According to China’s television news, Ms. Yao had received a lighter sentence because she had only been an accessory to the “principal culprits” and had expressed “sincere remorse,” and Mr. Li’s 18-year sentence was lighter than it otherwise might have been because he, too, had been repentant. The truth behind these statements may never be known, however, as the one-day trial took place behind closed doors, without any advance notice and at Christmas time, when the Western media were largely unavailable for it. Moreover, the defendants were reportedly denied outside legal representation, and were each allowed to have only one family member present at the trial.
These sham trials and harsh sentences are the inevitable product of the new anti-sect resolution passed by the National People’s Congress Standing Committee on October 30 to buttress its venomous propaganda campaign against, and mass detentions of, Falun Gong members for merely engaging in peaceful protests and exercising their rights to freedom of association, thought, conscience and religion. The resolution does not enact any new legal standards to pursue the anti-Falun Gong campaign. But it does call for the country’s entire law enforcement apparatus to rally in “smashing” the Falun Gong and other “heterodox” organizations. If the word “heterodox” appears archaic, it is with good reason: the resolution reflects the imperial practice in which the emperor decided which religious beliefs and practices were permissible and which were not. In modern day China, the decision about what is to be banned “by law” is left to the CCP – as is disturbingly common in Chinese law and practice, there is no definition of “heterodox religious groups” in the Standing Committee Decision, or in the Chinese Criminal Law.
The anti-sect resolution is an integral part of the Chinese government’s routine employment of the pretext of criminal charges to dissolve religious and spiritual groups and to punish their leading members. Over the last 20 years, among the harshest sentences for “counterrevolutionary crimes” have been imposed on those accused of “organizing and using reactionary sects or secret societies for counterrevolutionary purposes.” To our knowledge, almost all of the “counterrevolutionaries” sentenced to death in this period have been in this category. Although the revisions to China’s criminal code enacted in 1997 abolished counterrevolutionary crimes on paper, the government has in fact merely exchanged the term “counterrevolutionary” for the equally pernicious concept of “violations” of so-called “state security.” Like “heterodox religious groups,” the term “state security,” and what constitutes harm to it, is left undefined in the Chinese legal system. On the other hand, the way that “state security” is used to justify violations of basic human rights is abundantly clear, and the 1997 revisions may have even broadened the capacity of the State to curtail the peaceful exercise of free speech and association. Thus, for example, any individual or group who departs from the standard party line may be accused of “illegally obtaining state secrets,” and forced to serve lengthy prison terms, as were the four defendants here.
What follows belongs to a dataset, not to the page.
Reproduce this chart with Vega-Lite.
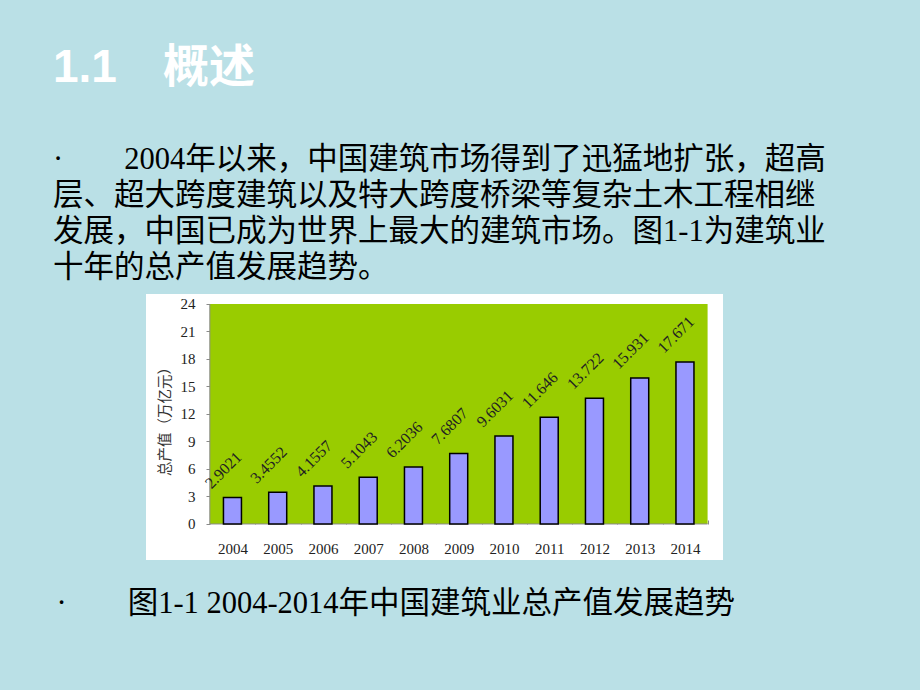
{
  "$schema": "https://vega.github.io/schema/vega-lite/v6.json",
  "width": 577,
  "height": 266,
  "autosize": {"type": "none"},
  "padding": {"left": 146, "top": 294, "right": 197, "bottom": 130},
  "background": "#BAE0E6",
  "view": {"fill": "#FFFFFF", "stroke": null},
  "config": {
    "axis": {"labelOverlap": false, "labelFlush": false, "labelBound": false}
  },
  "title": {
    "text": "1.1\u3000概述",
    "subtitle": [
      "·\u3000\u30002004年以来，中国建筑市场得到了迅猛地扩张，超高",
      "层、超大跨度建筑以及特大跨度桥梁等复杂土木工程相继",
      "发展，中国已成为世界上最大的建筑市场。图1-1为建筑业",
      "十年的总产值发展趋势。"
    ],
    "anchor": "start",
    "frame": "group",
    "dx": -93,
    "font": "Liberation Sans, Noto Sans CJK SC",
    "fontSize": 46,
    "fontWeight": "bold",
    "color": "#FFFFFF",
    "subtitleFont": "Liberation Serif, Noto Sans CJK SC",
    "subtitleFontSize": 30.5,
    "subtitleFontWeight": "normal",
    "subtitleColor": "#000000",
    "subtitleLineHeight": 36,
    "subtitlePadding": 53,
    "offset": 10
  },
  "data": {
    "values": [
      {"year": 2004, "value": 2.9021},
      {"year": 2005, "value": 3.4552},
      {"year": 2006, "value": 4.1557},
      {"year": 2007, "value": 5.1043},
      {"year": 2008, "value": 6.2036},
      {"year": 2009, "value": 7.6807},
      {"year": 2010, "value": 9.6031},
      {"year": 2011, "value": 11.646},
      {"year": 2012, "value": 13.722},
      {"year": 2013, "value": 15.931},
      {"year": 2014, "value": 17.671}
    ]
  },
  "layer": [
    {
      "data": {"values": [{}]},
      "mark": {"type": "rect", "fill": "#99CC00"},
      "encoding": {
        "x": {"datum": 2003.5, "type": "quantitative"},
        "x2": {"datum": 2014.5},
        "y": {"datum": 0, "type": "quantitative"},
        "y2": {"datum": 24}
      }
    },
    {
      "data": {"values": [{}]},
      "mark": {"type": "rule", "color": "#8A8A8A", "strokeWidth": 1},
      "encoding": {
        "x": {"datum": 2003.5, "type": "quantitative"},
        "y": {"datum": 0, "type": "quantitative"},
        "y2": {"datum": 24}
      }
    },
    {
      "data": {"values": [{}]},
      "mark": {"type": "rule", "color": "#8A8A8A", "strokeWidth": 1},
      "encoding": {
        "x": {"datum": 2003.5, "type": "quantitative"},
        "x2": {"datum": 2014.5},
        "y": {"datum": 0, "type": "quantitative"}
      }
    },
    {
      "mark": {"type": "bar", "size": 18, "fill": "#9999FF", "stroke": "#000000", "strokeWidth": 1.5},
      "encoding": {
        "x": {
          "field": "year",
          "type": "quantitative",
          "scale": {"domain": [2002.2, 2014.73], "nice": false, "zero": false},
          "axis": {
            "values": [2004, 2005, 2006, 2007, 2008, 2009, 2010, 2011, 2012, 2013, 2014],
            "tickCount": 30,
            "format": "d",
            "offset": -36,
            "domain": false,
            "grid": false,
            "tickOffset": 23,
            "labelOffset": -23,
            "tickSize": -4,
            "tickColor": "#8A8A8A",
            "labelPadding": 21,
            "labelFlush": false,
            "labelOverlap": false,
            "labelFont": "Liberation Serif",
            "labelFontSize": 15,
            "labelColor": "#222222",
            "title": "·\u3000\u3000图1-1 2004-2014年中国建筑业总产值发展趋势",
            "titleX": -90,
            "titleY": 79,
            "titleAnchor": "start",
            "titleAlign": "left",
            "titleBaseline": "middle",
            "titleFont": "Liberation Serif, Noto Sans CJK SC",
            "titleFontSize": 30.5,
            "titleFontWeight": "normal",
            "titleColor": "#000000"
          }
        },
        "y": {
          "field": "value",
          "type": "quantitative",
          "scale": {"domain": [-3.93, 25.09], "nice": false, "zero": false},
          "axis": {
            "values": [0, 3, 6, 9, 12, 15, 18, 21, 24],
            "tickCount": 30,
            "offset": -60,
            "domain": false,
            "grid": false,
            "tickSize": -4,
            "tickColor": "#8A8A8A",
            "labelPadding": 15,
            "labelFlush": false,
            "labelOverlap": false,
            "labelFont": "Liberation Serif",
            "labelFontSize": 15,
            "labelColor": "#222222",
            "title": "总产值（万亿元）",
            "titleX": -41,
            "titleY": 123.5,
            "titleAngle": -90,
            "titleAlign": "center",
            "titleBaseline": "middle",
            "titleFont": "Noto Sans CJK SC",
            "titleFontSize": 14.5,
            "titleFontWeight": "normal",
            "titleColor": "#333333"
          }
        }
      }
    },
    {
      "mark": {
        "type": "text",
        "angle": -45,
        "align": "left",
        "baseline": "alphabetic",
        "xOffset": -21,
        "yOffset": -8,
        "font": "Liberation Serif",
        "fontSize": 16,
        "color": "#222222"
      },
      "encoding": {
        "x": {"field": "year", "type": "quantitative"},
        "y": {"field": "value", "type": "quantitative"},
        "text": {"field": "value", "type": "nominal"}
      }
    }
  ]
}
In a society governed by democracy and rule of law, elected government officials are accountable to the people they represent for the laws they enact. In China, however, the CCP’s stranglehold on political power means that there are no checks and balances on lawmakers, and no effective way of challenging government-imposed regulations, even those so overly vague and overly broad as to be inherently arbitrary. The state is thus able to use the abusive laws it creates as both a sword to smite down dissenters and a shield to justify its human rights violations.
“The sentencing of peaceful Falun Gong practitioners reveals the true face of China’s “rule by law,” said Xiao Qiang, HRIC executive director. “This is representative of the systematic way in which the Chinese government not only violates universally recognized human rights standards that are enshrined in its own Constitution, but compounds the outrage by manipulating the law to rationalize its violations. Under the CCP, the law is designed not to preserve and protect the rights of the Chinese people, but to preserve and protect the power of the ruling elite.”
These, and other “legal” aspects of the campaign against the Falun Gong, provide a telling manifestation of what the Chinese leadership, despite its highly public show of “legal reform,” really means by “ruling the country according to law.” The December 26 trials and verdicts are the latest indication that those who see such “rule by law” as a bridge toward an impartial and independent rule of law are viewing Chinese reality through rose-colored glasses.
HRIC urges the Chinese government to show a true commitment to international human rights standards with the immediate and unconditional release of Li Chang, Wang Zhiwen, Li Jiewu and Yao Jie, as well as all other detained Falun Gong practitioners. HRIC believes that the ban on the Falun Gong should be lifted, and will be raising this case with the office of the U.N. High Commissioner for Human Rights. HRIC will additionally be asking the U.N. Special Rapporteur on Religious Intolerance, who visited China in 1994, to take up this issue with the Chinese government as a matter of urgency.